The path logical effort through a path is the multiplication of various logical efforts gi of all the logic gates along that path. Here the logical effort is denoted as the G and it is called a path logical effort instead of simply logical effort.

#### G = prod(gi)…………..1

And the path electrical effort H along a path through the network is the ratio of the capacitance loading the last logic gate Cout to the capacitance at the input of the first logic gate in the same path.

#### H = Cout / Cin…………..2

Here Cout and Cin represent output capacitance and the input capacitance of the whole path.

### 1. The branching effort (b) and path branching effort (B)

To calculate the fanout within a network we need to include a new kind of effort known as branching effort (b). When the fanout occurs within the logic network, we need to analyze the drive current along the path. And if the path we are working on does not a branch or divide then the branching effort will be 1. The branching effort b can be written as

#### b = (Con_path + Coff_path) / (Con_path)…………..3

where Con_path is the capacitance along the analyzing path and Coff_path is the load capacitance along the off-path we are analyzing. The whole path branching effort is known as path branching effort and denoted as B. The path branching effort B is the multiplication of all the branching effort b at each of the stages along the path.

#### B = prod(bi)…………..4

### 2. The path effort (F)

As stage effort (f) in the single-stage logic network here comes, the path effort F for multi-stage logical network and is given by

#### F = G * B * H…………..5

where G = path logical effort, B = path branching effort, and H = path electrical effort or fanout.

The electrical effort of each stage is determined by the relation

#### B * H = (Cout/Cin) * prod(bi) = prod(hi)…………..6

### 3. Estimation of the path delay D

It is the sum of delays of each stage logic along the path. The relation for path delay D is

#### D = sum(di) = DF + P…………..7

where DF is the path effort delay and P is the path parasitic delay.

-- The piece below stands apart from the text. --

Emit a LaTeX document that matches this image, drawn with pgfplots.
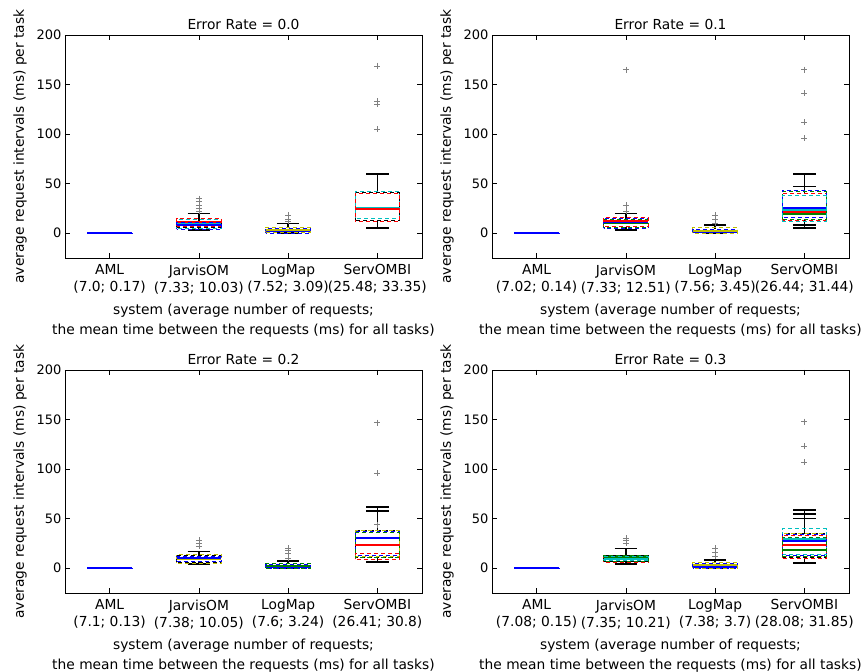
\documentclass[border=0pt]{standalone}
\usepackage{fontspec}
\setmainfont{DejaVu Sans}
\usepackage{pgfplots}
\pgfplotsset{compat=1.18}
\usepgfplotslibrary{statistics}
\definecolor{mb}{rgb}{0,0,1}
\definecolor{mg}{rgb}{0,0.5,0}
\definecolor{mr}{rgb}{1,0,0}
\definecolor{mc}{rgb}{0,0.75,0.75}
\definecolor{mm}{rgb}{0.75,0,0.75}
\definecolor{my}{rgb}{0.75,0.75,0}
\newcommand{\fsz}{\fontsize{13.8}{17}\selectfont}
\newcommand{\fszl}{\fontsize{13.8}{20}\selectfont}
\newcommand{\fszy}{\fontsize{13}{16}\selectfont}
% main box: color, pos, lw, lq, med, uq, uw
\newcommand{\mainbox}[7]{\addplot[#1, thick, dash pattern=on 4pt off 3pt, boxplot prepared={draw position=#2, lower whisker=#3, lower quartile=#4, median=#5, upper quartile=#6, upper whisker=#7, box extend=0.5, whisker extend=0.25, every whisker/.style={black,solid,line width=1.6pt}, every median/.style={#1,solid,line width=2pt}}] coordinates {};}
% coloured box without whiskers: color, pos, lq, med, uq
\newcommand{\colbox}[5]{\addplot[#1, thick, dash pattern=on 4pt off 3pt, dash phase=3pt, boxplot prepared={draw position=#2, lower whisker=#3, lower quartile=#3, median=#4, upper quartile=#5, upper whisker=#5, box extend=0.5, whisker extend=0.25, every whisker/.style={draw=none}, every median/.style={#1,solid,line width=2pt}}] coordinates {};}
\pgfplotsset{panel/.style={
  scale only axis, width=357pt, height=223pt, anchor=south west,
  xmin=0.5, xmax=4.5, ymin=-25, ymax=200,
  xtick={1,2,3,4}, ytick={0,50,100,150,200},
  tick align=inside, major tick length=5pt, tick style={black, thin},
  axis line style={black, line width=0.9pt},
  boxplot/draw direction=y,
  /pgf/number format/assume math mode=true,
  yticklabel style={font=\fszy},
  xticklabel style={font=\fsz, align=center, yshift=-3pt},
  ylabel style={font=\fsz, yshift=3pt},
  title style={font=\fsz, yshift=-4pt},
  xlabel style={font=\fszl, align=center, yshift=-3pt},
  ylabel={average request intervals (ms) per task},
  xlabel={system (average number of requests;\\ the mean time between the requests (ms) for all tasks)},
}}
\begin{document}
\begin{tikzpicture}
\path[use as bounding box] (0pt,0pt) rectangle (868pt,672pt);
% ---------- Error Rate 0.0
\begin{axis}[panel, at={(65pt,414pt)}, title={Error Rate = 0.0},
  xticklabels={{AML\\(7.0; 0.17)},{JarvisOM\\(7.33; 10.03)},{LogMap\\(7.52; 3.09)},{ServOMBI\\(25.48; 33.35)}}]
\colbox{my}{1}{0}{0.3}{0.6}
\mainbox{mb}{1}{0}{0}{0}{0.2}{0.5}
\mainbox{black}{2}{3}{6}{9}{12}{20}
\colbox{mc}{2}{5}{10}{14}
\colbox{mr}{2}{7}{11}{15}
\colbox{mb}{2}{4}{8}{11}
\addplot[only marks, mark=+, gray, mark size=3pt] coordinates {(2,22) (2,25) (2,28) (2,32) (2,35)};
\mainbox{mb}{3}{0}{0}{2}{5}{10}
\colbox{my}{3}{1}{3}{6}
\addplot[only marks, mark=+, gray, mark size=3pt] coordinates {(3,12) (3,14) (3,18)};
\mainbox{black}{4}{5}{13}{24}{41}{60}
\colbox{mc}{4}{15}{25}{42}
\colbox{mr}{4}{12}{24}{40}
\addplot[only marks, mark=+, gray, mark size=3pt] coordinates {(4,105) (4,130) (4,133) (4,169)};
\end{axis}
% ---------- Error Rate 0.1
\begin{axis}[panel, at={(492pt,414pt)}, title={Error Rate = 0.1},
  xticklabels={{AML\\(7.02; 0.14)},{JarvisOM\\(7.33; 12.51)},{LogMap\\(7.56; 3.45)},{ServOMBI\\(26.44; 31.44)}}]
\colbox{my}{1}{0}{0.4}{0.8}
\mainbox{mb}{1}{0}{0}{0}{0.2}{0.5}
\mainbox{mg}{2}{3}{6}{10}{14}{20}
\colbox{mb}{2}{5}{11}{15}
\colbox{mr}{2}{7}{12}{16}
\addplot[only marks, mark=+, gray, mark size=3pt] coordinates {(2,22) (2,28) (2,165)};
\mainbox{mb}{3}{0}{0}{1}{4}{8}
\colbox{my}{3}{0}{2}{6}
\addplot[only marks, mark=+, gray, mark size=3pt] coordinates {(3,10) (3,14) (3,18)};
\mainbox{mr}{4}{5}{13}{21}{40}{60}
\mainbox{mg}{4}{8}{14}{19}{42}{47}
\colbox{mb}{4}{16}{25}{43}
\colbox{mc}{4}{12}{23}{38}
\addplot[only marks, mark=+, gray, mark size=3pt] coordinates {(4,96) (4,112) (4,141) (4,165)};
\end{axis}
% ---------- Error Rate 0.2
\begin{axis}[panel, at={(65pt,79pt)}, title={Error Rate = 0.2},
  xticklabels={{AML\\(7.1; 0.13)},{JarvisOM\\(7.38; 10.05)},{LogMap\\(7.6; 3.24)},{ServOMBI\\(26.41; 30.8)}}]
\colbox{my}{1}{0}{0.4}{0.8}
\mainbox{mb}{1}{0}{0}{0}{0.2}{0.5}
\mainbox{black}{2}{4}{6}{10}{13}{17}
\colbox{my}{2}{5}{9}{14}
\colbox{mb}{2}{7}{10}{12}
\addplot[only marks, mark=+, gray, mark size=3pt] coordinates {(2,22) (2,25) (2,28)};
\mainbox{mb}{3}{0}{0}{1}{4}{7}
\colbox{mg}{3}{0}{2}{5}
\addplot[only marks, mark=+, gray, mark size=3pt] coordinates {(3,10) (3,15) (3,18) (3,20)};
\mainbox{black}{4}{6}{11}{30}{38}{58}
\mainbox{black}{4}{6}{11}{30}{38}{62}
\colbox{my}{4}{12}{30}{38}
\colbox{mb}{4}{13}{30}{37}
\colbox{mg}{4}{11}{23}{36}
\colbox{mr}{4}{9}{23}{15}
\addplot[only marks, mark=+, gray, mark size=3pt] coordinates {(4,44) (4,96) (4,147)};
\end{axis}
% ---------- Error Rate 0.3
\begin{axis}[panel, at={(492pt,79pt)}, title={Error Rate = 0.3},
  xticklabels={{AML\\(7.08; 0.15)},{JarvisOM\\(7.35; 10.21)},{LogMap\\(7.38; 3.7)},{ServOMBI\\(28.08; 31.85)}}]
\colbox{my}{1}{0}{0.4}{0.8}
\mainbox{mb}{1}{0}{0}{0}{0.2}{0.5}
\mainbox{black}{2}{4}{7}{10}{13}{20}
\colbox{mr}{2}{6}{10}{12}
\colbox{mg}{2}{7}{11}{13}
\colbox{mc}{2}{8}{9}{12}
\addplot[only marks, mark=+, gray, mark size=3pt] coordinates {(2,25) (2,28) (2,30)};
\mainbox{mb}{3}{0}{0}{1}{5}{8}
\colbox{my}{3}{0}{3}{6}
\addplot[only marks, mark=+, gray, mark size=3pt] coordinates {(3,12) (3,16) (3,20)};
\mainbox{black}{4}{5}{11}{29}{35}{50}
\mainbox{black}{4}{5}{11}{29}{35}{55}
\mainbox{black}{4}{5}{11}{29}{35}{59}
\colbox{my}{4}{12}{29}{35}
\colbox{mc}{4}{14}{29}{40}
\colbox{mb}{4}{13}{27}{34}
\colbox{mr}{4}{10}{23}{33}
\colbox{mg}{4}{12}{18}{31}
\addplot[only marks, mark=+, gray, mark size=3pt] coordinates {(4,107) (4,123) (4,148)};
\end{axis}
\end{tikzpicture}
\end{document}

The DF (path effort delay) is simply given by

#### DF = sum(gi * hi)…………..8

and the P (path parasitic delay) is simply given by

#### P = sum(pr)…………..9

The delay is minimum when the stage effort f’ is

#### f’ = gi * hi = F^(1/N)…………..10

where N is the number of stages in a multi-stage network.

Therefore combining all the equations from 1 to 10 the principle method of logical effort for the multi-stage network is obtained which is the minimum delay achievable along a path. The expression for this can be written as

#### D’ = N * F^(1/N) + P…………..11

If we observe the equation 11 when N = 1 it becomes similar to the equation for single stage delay equation d = f + p.

To determine the input capacitances or the transistor sizes we can use the modified formula 12. Here we need to start from the end of the path and working backward then applying the input capacitance formula.

#### Cin_i = (Cin_i * gi) / f’…………..12

This input capacitance can be distributed among the connected transistors to the input.